D'Appolito on What Matters


For anyone interested in evaluating loudspeakers and measurements thereof I found a very recent (November 10, 2016) article by the good Dr. Joseph D'Appolito. A man who quite literally wrote the book on speaker testing.

I share this knowing it will start endless flame wars, but still hopeful some will find it informative.

http://www.audioxpress.com/article/testing-loudspeakers-which-measurements-matter-part-1
erik_squires

Showing 4 responses by erik_squires

Dunlavy's article is interesting too, though at fist blush, the idea of matching instrument radiation patterns seems bogus, and not what I read acousticians and other speaker makers attempting to do.

I'm an unqualified pretender though, so I'll have to do more investigation.

Best,


Erik
unsound,

If you are making high end, that makes sense! :)  It was probably a crap load of work then too! :)
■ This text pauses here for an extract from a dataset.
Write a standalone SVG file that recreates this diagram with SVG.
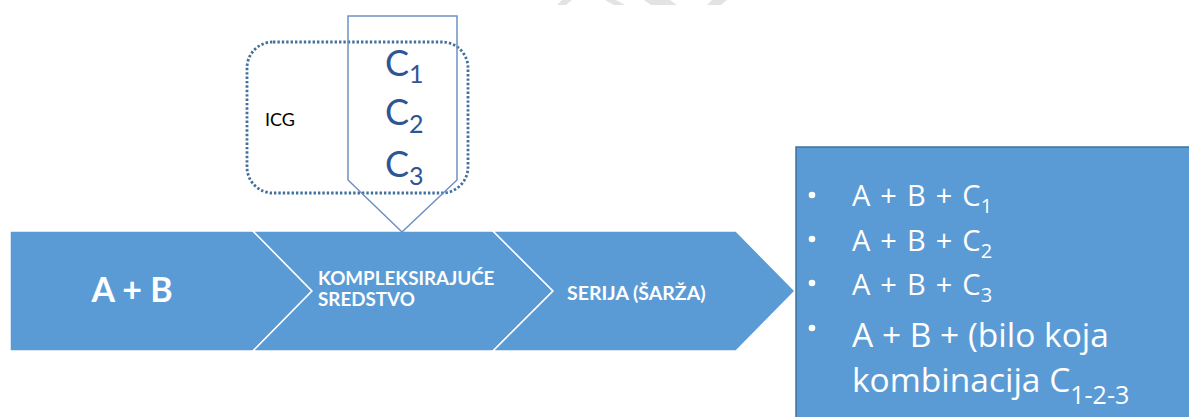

Not just drivers, but caps and coils are notorious for varying. Depends of course on the type and maker. It's totally worth buying 1% resistors for this reason alone!

With automated testing and characterization software I imagine it's much easier now. Not to mention, if you are buying in bulk, you can request certain specs be tested before delivery.

Best,


Erik
In case others don't know, D'Appolito has designed many different types of speakers but he is most famous for the configuration that bears his name, the MTM (midwoofer, tweeter, midwoofer). Not all MTM designs are D'Appolito and not every speaker D'Appolito has designed are MTM. :)

As far as the mids matching, the design doesn't suffer from those problem so much. You en up hearing the average of the two drivers, assuming the speaker is properly designed. Some would even argue you'll get more consistent results by using 2 drivers, as the average will tend to vary less than any single speaker.

The D'Appolito also has improved room interactions vs. traditional 2-way speakers and in the midrange act closer to line sources.

I'd give them a listen, but not saying you should buy them.
Sorry to hear that. I was actually just thinking that. It's super convenient to match two speakers via DSP. I wonder how much of the benefit of things like DiracLive or Audessey comes just from matching speaker frequency response hyper-accurately.